Fed action: They cut rates 0.25% on Sept 17 and signaled two more cuts likely (October & December).
Why it matters: Easing monetary policy by central banks lifts the stock market without fail—and can push consumer prices higher over time.
The details: What happened?
The US government released the Consumer Price Index inflation report. Headline inflation rose a bit to 2.9% (from 2.7%). Core inflation stayed at 3.1%.
The Fed still cut interest rates by 0.25% on Sept 17. That was expected.- The Fed’s forecasts now show more rate cuts this year—likely in October and December. That would push the fed funds rate from about 4.5% down to 3.75%.

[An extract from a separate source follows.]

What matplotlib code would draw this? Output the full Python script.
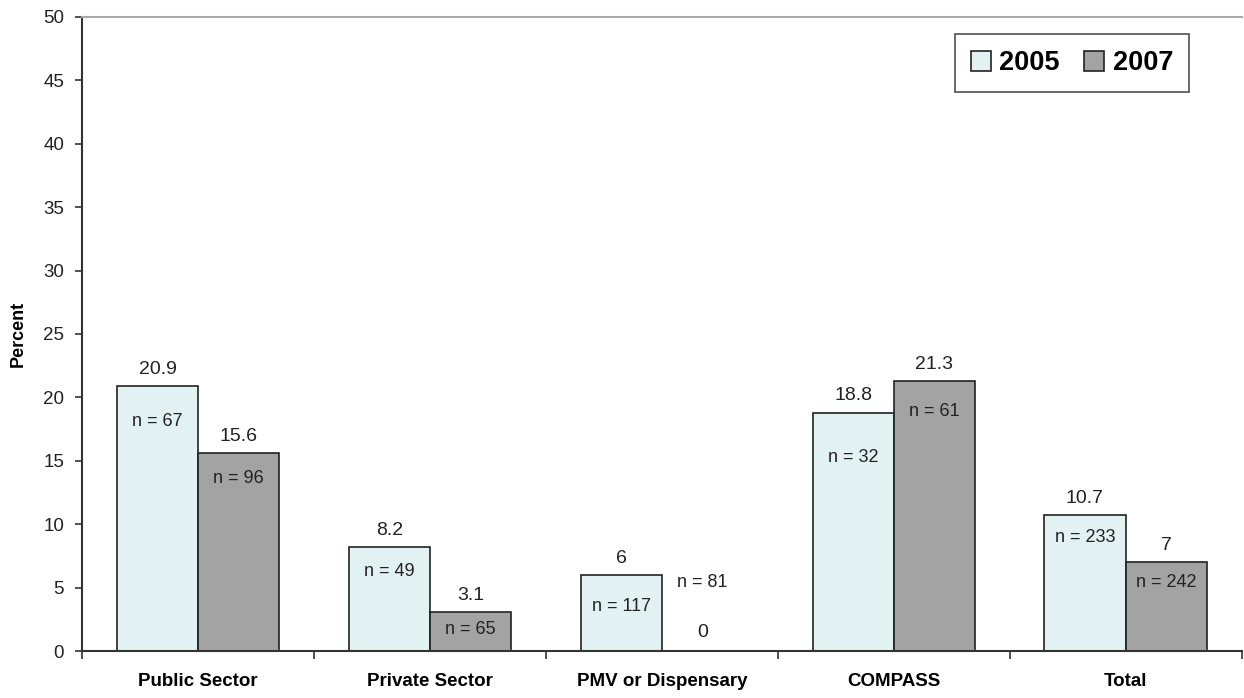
import matplotlib.pyplot as plt
import numpy as np

plt.rcParams['font.family'] = ['Liberation Sans', 'DejaVu Sans']

# Data
categories = ["Public Sector", "Private Sector", "PMV or Dispensary", "COMPASS", "Total"]
pct_2005 = [20.9, 8.2, 6, 18.8, 10.7]
pct_2007 = [15.6, 3.1, 0, 21.3, 7]
n_2005 = [67, 49, 117, 32, 233]
n_2007 = [96, 65, 81, 61, 242]
years = ["2005", "2007"]

# where the "n = " labels sit (percent units)
n_pos_2005 = [18.1, 6.3, 3.5, 15.3, 9.0]
n_pos_2007 = [13.6, 1.7, 5.4, 18.9, 5.4]

col_2005 = "#e2f2f2"
col_2007 = "#a3a3a3"

fig = plt.figure(figsize=(12.44, 6.98), dpi=100)
ax = fig.add_axes([0.066, 0.067, 0.932, 0.909])

x = np.arange(len(categories))
w = 0.35
ax.bar(x - w / 2, pct_2005, w, color=col_2005, edgecolor="#222222", linewidth=1.2, label=years[0])
ax.bar(x + w / 2, pct_2007, w, color=col_2007, edgecolor="#222222", linewidth=1.2, label=years[1])

for i in range(len(categories)):
    for xi, v, n, ny in [(x[i] - w / 2, pct_2005[i], n_2005[i], n_pos_2005[i]),
                         (x[i] + w / 2, pct_2007[i], n_2007[i], n_pos_2007[i])]:
        if v == 0:
            ax.text(xi, 1.5, "0", ha="center", va="center", fontsize=14, color="#222222")
        else:
            ax.annotate(f"{v:g}", (xi, v), xytext=(0, 6), textcoords="offset points",
                        ha="center", va="bottom", fontsize=14, color="#222222")
        ax.text(xi, ny, f"n = {n}", ha="center", va="center", fontsize=13, color="#222222")

ax.set_xlim(-0.5, len(categories) - 0.5)
ax.set_ylim(0, 50)
ax.set_yticks(np.arange(0, 51, 5))
ax.tick_params(axis="y", labelsize=13.5, length=5, width=1.2, pad=8, color="#333333", labelcolor="#222222")

ax.set_xticks(x)
ax.set_xticklabels(categories, fontsize=13.5, fontweight="bold")
ax.tick_params(axis="x", length=0, pad=16)
ax.set_xticks(np.arange(-0.5, len(categories), 1), minor=True)
ax.tick_params(axis="x", which="minor", length=6, width=1.2, color="#333333")

ax.set_ylabel("Percent", fontsize=13, fontweight="bold", labelpad=12)

ax.spines["top"].set_color("#aaaaaa")
ax.spines["top"].set_linewidth(1.5)
ax.spines["right"].set_visible(False)
ax.spines["left"].set_color("#333333")
ax.spines["left"].set_linewidth(1.5)
ax.spines["bottom"].set_color("#333333")
ax.spines["bottom"].set_linewidth(1.5)

leg = ax.legend(loc="upper right", bbox_to_anchor=(0.955, 0.973), ncol=2, frameon=True, fancybox=False,
                prop={"size": 19.5, "weight": "bold"}, handlelength=0.75, handleheight=0.75,
                handletextpad=0.3, columnspacing=0.9, borderpad=0.6, borderaxespad=0)
leg.get_frame().set_edgecolor("#222222")
leg.get_frame().set_linewidth(1.2)

fig.savefig("out.png", dpi=100)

Think of this like a car: inflation is the hill we’re trying to coast down. The Fed was braking hard to slow us. Now they are easing off the brake a little—to stop the engine from overheating (the labor market).
Why the Fed is cutting even though inflation is above 2%
Two main reasons:
They think the inflation increase is probably temporary (they used the word transitory).
The labor market is weakening—job revisions showed fewer jobs created than we thought, and unemployment trends worry them. They don’t want a big dip in jobs.
Analogy: If your house is on fire (inflation) but your kid is sick (jobs), you might call the plumber and the doctor. The Fed is trying to balance both.
Producer prices fell—why that helps-
The Producer Price Index (PPI) unexpectedly dropped in August.
Lower PPI can mean less pressure down the pipeline for consumer prices later. That gives the Fed cover to cut rates further.
A few key risks and realities
Easier money = more liquidity in markets. That often helps stocks and crypt0.
History shows markets often move higher after a rate-cut cycle starts. Examples from past cycles:
By year end, after a rate-cut start, markets were up ~77% of the time.
One year out, historical averages showed strong gains (past performance is not a promise for the future).
If markets fall hard (e.g., >20%), the Fed and government will likely act quickly to stabilize things. That usually creates fast recoveries—but not before some pain for leveraged investors.
Simple metaphor: Rate cuts are like giving the economy a sugar rush. Prices (and asset values) often pop up. Too much sugar long-term can cause problems.
What I’m watching right now-
Jobs data and monthly inflation (CPI & PPI).-
Fed communications—are they meeting-by-meeting or on autopilot? They say meeting by meeting, but language matters.
The U.S. dollar direction: a weaker dollar. Money supply trends—more supply tends to lift asset prices and consumer prices over time.
Practical portfolio notes
Not chasing short-term FOMO moves. Markets move fast in these cycles.
Avoid excess margin or overly large bets that could be wiped out in a pullback. Margin is a roller coaster you may not want to ride right now. 🎢
Steady strategy to reduce timing risk in a bullish market = cost averaging and strategic asset allocation
Things are expected to keep on going up, but they are not going to go up in a straight line. So if there’s a correction or a dip, just take advantage.
I’ll keep you updated as usual. Thank you for the support, and I wish you a very nice day. Take care.